Coagulation

Coagulation is the process in which particles in water are clumped together into larger particles, called floc.  In a well-run water treatment plant, adjustments are often necessary in order to maximize the coagulation/flocculation process.  These adjustments are a reaction to changes in the raw water entering the plant.  Coagulation will be affected by changes in the water's pH, salt content, alkalinity, turbidity, and temperature. 

Within the plant, two more factors can influence coagulation.  Mixing effects and coagulant effects will both influence the coagulation/flocculation process. 

We will discuss each of these factors in more detail in the sections below.



pH, Salts, and Alkalinity


The levels of pH, salts, and alkalinity in water are all ways of measuring the amounts of positively charged particles (cations) and negatively charged particles (anions) in the water.  As a result, all three factors influence the amount of coagulants which must be used to remove the turbidity in the water.

The pH range of the water may be the single most important factor in proper coagulation.  The vast majority of coagulation problems are related to improper pH levels.  The optimum pH range varies depending on the coagulants used, but is usually between 5 and 7.  These lower pH values mean that there are more positively charged particles loose in the water to react with the negatively charged colloids.  To read more about pH, refer to ENV 110's Lesson 3

Salts are compounds which contain both a cation and an anion.  In water, the cation and the anion come apart and can interact with other charged particles in the water.  All natural waters contain some concentration of cations and anions, such as calcium, sodium, magnesium, iron, manganese, sulfate, chloride, phosphate, and others.  Some of these ions may affect the efficiency of the coagulation process. 
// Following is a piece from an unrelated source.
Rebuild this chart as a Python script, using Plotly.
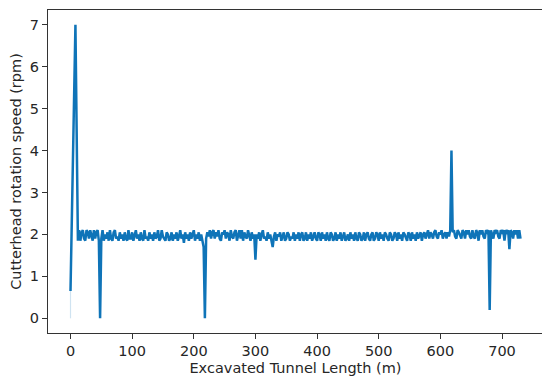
import plotly.graph_objects as go

# Opening segment (m, rpm)
start_length = [0, 8]
start_speed = [0.65, 7.0]

# Regular logging every 2 m from 12 m to 730 m
grid_first = 12
grid_step = 2
speed_rows = [
    [1.85, 2.1, 1.85, 2.05, 2.1, 1.9, 1.85, 2.1, 2.05, 1.9, 2.1, 1.95, 1.85, 2.1, 1.9, 2.05, 2.1, 1.85, 0.0, 1.9],
    [2.1, 1.85, 2.0, 1.9, 2.05, 1.85, 2.1, 1.9, 1.85, 2.05, 2.1, 1.9, 1.95, 1.85, 2.05, 1.9, 2.0, 1.85, 2.05, 1.9],
    [1.85, 2.1, 1.9, 1.9, 2.05, 1.85, 1.95, 2.1, 1.9, 2.0, 1.85, 2.05, 1.9, 1.85, 2.1, 1.9, 1.95, 1.85, 2.05, 1.9],
    [2.0, 1.85, 2.05, 1.9, 1.95, 2.1, 1.85, 1.9, 2.1, 1.95, 1.9, 1.85, 2.05, 2.0, 1.85, 1.9, 2.05, 1.85, 2.0, 1.9],
    [2.05, 1.85, 1.95, 2.1, 1.9, 2.0, 1.8, 2.05, 1.9, 2.0, 1.85, 2.05, 1.9, 2.0, 2.1, 1.85, 2.0, 1.9, 2.05, 1.85],
    [2.0, 1.85, 1.7, 0.0, 1.9, 2.05, 1.95, 2.1, 1.9, 2.05, 2.1, 1.9, 2.05, 1.95, 2.1, 1.9, 1.85, 2.05, 2.0, 2.1],
    [1.9, 2.05, 2.0, 1.85, 2.1, 1.95, 1.9, 2.05, 2.1, 1.85, 2.0, 2.1, 1.9, 2.1, 1.85, 2.05, 1.95, 1.9, 2.1, 2.0],
    [1.85, 2.05, 1.9, 2.0, 1.4, 2.0, 1.9, 2.05, 1.85, 2.0, 2.1, 1.9, 1.95, 1.85, 2.05, 1.9, 2.0, 1.85, 1.7, 1.95],
    [2.05, 1.85, 2.0, 1.95, 2.05, 1.85, 1.95, 2.05, 1.85, 1.9, 2.05, 2.0, 1.85, 1.95, 1.9, 2.05, 1.85, 2.0, 1.9, 2.05],
    [1.85, 2.0, 2.05, 1.85, 1.9, 2.05, 1.85, 2.0, 1.9, 2.05, 1.85, 1.95, 2.05, 1.9, 1.85, 2.05, 2.0, 1.85, 2.05, 1.9],
    [2.0, 1.85, 2.05, 1.9, 1.85, 2.05, 2.0, 1.85, 1.9, 2.05, 1.85, 2.0, 1.9, 2.05, 1.85, 1.95, 2.05, 1.85, 1.9, 2.0],
    [1.85, 2.05, 1.9, 2.0, 1.85, 2.05, 1.9, 1.85, 2.05, 2.0, 1.85, 1.9, 2.05, 1.85, 2.0, 2.05, 1.9, 1.85, 2.0, 2.05],
    [1.85, 1.9, 2.05, 2.0, 1.85, 2.05, 1.9, 2.0, 1.85, 2.05, 2.0, 1.9, 1.85, 2.05, 2.0, 1.85, 1.9, 2.05, 2.0, 1.85],
    [2.05, 1.9, 2.0, 1.85, 2.05, 2.0, 1.9, 1.85, 2.05, 2.0, 1.85, 2.05, 1.9, 2.0, 1.85, 2.05, 1.9, 2.0, 2.05, 1.85],
    [2.0, 2.05, 1.9, 2.0, 2.1, 1.9, 2.05, 2.0, 1.9, 2.05, 2.1, 1.95, 1.9, 2.05, 2.0, 2.1, 1.9, 2.0, 2.05, 1.9],
    [2.05, 1.95, 2.1, 4.0, 2.05, 2.1, 1.95, 1.9, 2.1, 2.05, 1.95, 1.9, 2.1, 2.05, 1.9, 2.1, 2.0, 2.1, 1.95, 1.9],
    [2.1, 1.95, 1.9, 2.1, 2.05, 1.85, 2.1, 2.0, 2.1, 1.95, 1.9, 2.1, 2.05, 2.1, 0.2, 2.1, 2.0, 1.9, 2.1, 2.05],
    [2.1, 1.95, 1.9, 2.1, 2.05, 2.1, 1.85, 2.1, 2.05, 2.1, 1.65, 2.1, 2.05, 1.9, 2.1, 2.0, 2.1, 1.9, 2.1, 1.9],
]

# Faint first reading
faint_length = [0, 0]
faint_speed = [0.0, 0.65]

x_ticks = [0, 100, 200, 300, 400, 500, 600, 700]
y_ticks = [0, 1, 2, 3, 4, 5, 6, 7]

grid_speed = [v for row in speed_rows for v in row]
grid_length = [grid_first + grid_step * i for i in range(len(grid_speed))]
length = start_length + grid_length
speed = start_speed + grid_speed

line_color = "#0f74b8"
font = dict(family="DejaVu Sans", size=14.5, color="#262626")

fig = go.Figure()
fig.add_trace(go.Scatter(x=faint_length, y=faint_speed, mode="lines",
                         line=dict(color="#cfe3f1", width=1.2), hoverinfo="skip"))
fig.add_trace(go.Scatter(x=length, y=speed, mode="lines",
                         line=dict(color=line_color, width=2.5)))

axis_common = dict(showgrid=False, zeroline=False, showline=True, mirror=True,
                   linecolor="#333333", linewidth=1, ticks="outside", ticklen=5,
                   tickcolor="#333333", tickfont=font, automargin=False)

# The page body adds an 8 px offset, so the figure is sized to compensate.
fig.update_layout(
    width=542, height=376,
    margin=dict(l=40, r=7, t=2, b=51),
    paper_bgcolor="white", plot_bgcolor="white",
    showlegend=False, font=font,
    xaxis=dict(range=[-36.5, 766.5], tickvals=x_ticks,
               title=dict(text="Excavated Tunnel Length (m)", font=font, standoff=4),
               **axis_common),
    yaxis=dict(range=[-0.35, 7.35], tickvals=y_ticks,
               title=dict(text="Cutterhead rotation speed (rpm)", font=font, standoff=6),
               **axis_common),
)

fig.write_html("out.html")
The alkalinity of water is related to both the pH and the salts in the water.  Alkalinity is the capacity of the water to neutralize acids, based on the water's content of carbonate, bicarbonate, hydroxide, borate, silicate, and phosphate.  Water with a high alkalinity is preferred for coagulation since it tends to have more positively charged ions to interact with the negatively charged colloids. 



Turbidity


The amount and type of turbidity in the water has an obvious effect on the coagulation process.  Turbidity found in natural surface waters is composed of a large number of sizes of particles found in different concentrations.  The types and amounts of particles in the water vary constantly, based on precipitation and man-made factors.  For example, heavy rains will raise turbidity levels, which will result in the water requiring more coagulant, though not in a linear manner. 
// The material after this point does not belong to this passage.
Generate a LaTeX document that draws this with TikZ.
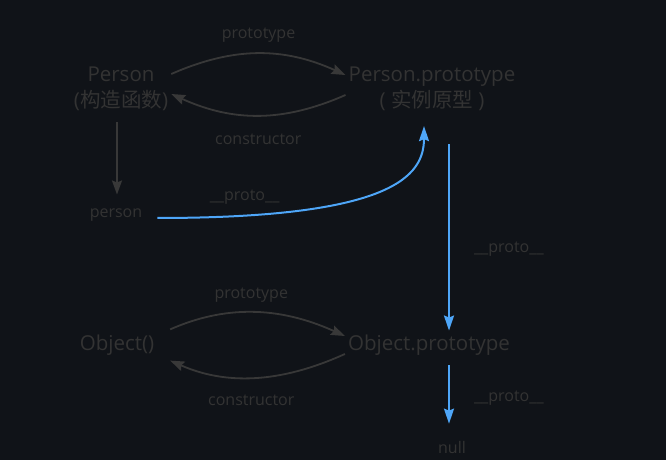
\documentclass[tikz,border=0pt]{standalone}
\usepackage{fontspec}
\setmainfont{Open Sans}
\newfontfamily\cjk{Noto Sans CJK SC}
\usetikzlibrary{arrows.meta}
\definecolor{bgColor}{HTML}{101318}
\definecolor{textColor}{HTML}{333333}
\definecolor{lineColor}{HTML}{383838}
\definecolor{protoColor}{HTML}{4EA6F8}

\begin{document}
\begin{tikzpicture}
[x=1pt,y=1pt,
 nodeDecorate/.style={text=textColor,inner sep=3pt,align=center,font=\fontsize{20.5}{26}\selectfont},
 smallDecorate/.style={text=textColor,inner sep=2pt,font=\fontsize{16}{19}\selectfont}]
\fill[bgColor] (0,0) rectangle (666,460);
%% nodes or objects
\node (Person) at (121,371) [nodeDecorate] {Person\\({\cjk 构造函数})};
\node (PersonProto) at (432,371) [nodeDecorate] {Person.prototype\\( {\cjk 实例原型} )};
\node (Object) at (117,115) [nodeDecorate] {Object()};
\node (ObjectProto) at (429,115) [nodeDecorate] {Object.prototype};
\foreach \nodename/\x/\y in {person/116/245, null/452/12}
{
  \node (\nodename) at (\x,\y) [smallDecorate] {\nodename};
}
%% edges or lines
\tikzstyle{EdgeStyle}=[draw=lineColor,line width=1.8pt,-{Stealth[length=14pt,width=10pt,inset=2pt]}]
\tikzstyle{ProtoStyle}=[draw=protoColor,line width=2pt,-{Stealth[length=15pt,width=10pt,inset=2pt]}]
\tikzstyle{LabelStyle}=[smallDecorate]
\draw[EdgeStyle] ([yshift=15pt]Person.east) to[bend left=24]
  node[LabelStyle,above=8pt] {prototype} ([yshift=14pt]PersonProto.west);
\draw[EdgeStyle] ([yshift=-6pt]PersonProto.west) to[bend left=24]
  node[LabelStyle,below=16pt] {constructor} ([yshift=-5pt]Person.east);
\draw[EdgeStyle,shorten <=14pt] ([yshift=10pt]Object.east) to[bend left=24]
  node[LabelStyle,above=8pt] {prototype} ([yshift=9pt]ObjectProto.west);
\draw[EdgeStyle,shorten >=14pt] ([yshift=-9pt]ObjectProto.west) to[bend left=24]
  node[LabelStyle,below=15pt] {constructor} ([yshift=-10pt]Object.east);
\draw[EdgeStyle,shorten <=8pt,shorten >=12pt] ([xshift=-4pt]Person.south) -- ([xshift=1pt]person.north);
%% __proto__ chain
\draw[ProtoStyle,shorten >=12pt] ([xshift=13pt,yshift=-3pt]person.east)
  to[out=0,in=-90,out distance=235pt,in distance=62pt]
  node[LabelStyle,pos=0.14,above=8pt] {\_\_proto\_\_} ([xshift=-8pt]PersonProto.south);
\draw[ProtoStyle,shorten <=30pt,shorten >=1pt] ([xshift=17pt]PersonProto.south) --
  node[LabelStyle,pos=0.62,right=22pt] {\_\_proto\_\_} ([xshift=20pt]ObjectProto.north);
\draw[ProtoStyle,shorten <=7pt,shorten >=16pt] ([xshift=20pt]ObjectProto.south) --
  node[LabelStyle,pos=0.49,right=22pt] {\_\_proto\_\_} ([xshift=-3pt]null.north);
\end{tikzpicture}
\end{document}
Low turbidity waters can also be very difficult to coagulate due to the difficulty of inducing collision between the colloids.  As a result, floc formation is poor and much of the turbidity is carried directly to the filters. 



Temperature

Cold water temperature hinders coagulation in two ways.  First, as water temperature cools, almost all chemical reactions in the water occur more slowly.  The cold water can also make it more difficult to evenly disperse the coagulants in the water.  As a result, coagulation becomes less efficient and higher coagulant doses must be used to compensate. 

Second, cold water influences floc settling.  At near freezing temperatures, water is very dense, which keeps the floc suspended in the water. 



Mixing

Thorough mixing is an essential part of any chemical reaction.  The chemicals which cause the coagulation reaction to occur are mixed into the water in the flash mix chamber, so poor or inadequate mixing there will result in a variety of problems.  Fish eyes are large clumps of polymer which are not properly mixed into the water.  Inadequate flash mixing can also result in small floc, high turbidity in the treated water, and frequent filter backwashing.



Coagulant

The proper type and concentration of coagulant are essential to the coagulation process.  The coagulant choice will depend on the conditions at the plant.  The concentration of coagulant also depends on the water conditions, and a jar test can be used to determine the correct concentration to use at any given time. 

Coagulants are usually fed into the water using a gravimetric feeder or a metering pump.  A gravimetric feeder feeds dry chemicals into the water by weight.  A metering pump feeds a wet solution (a liquid) into the water by pumping a volume of solution with each stroke or rotation.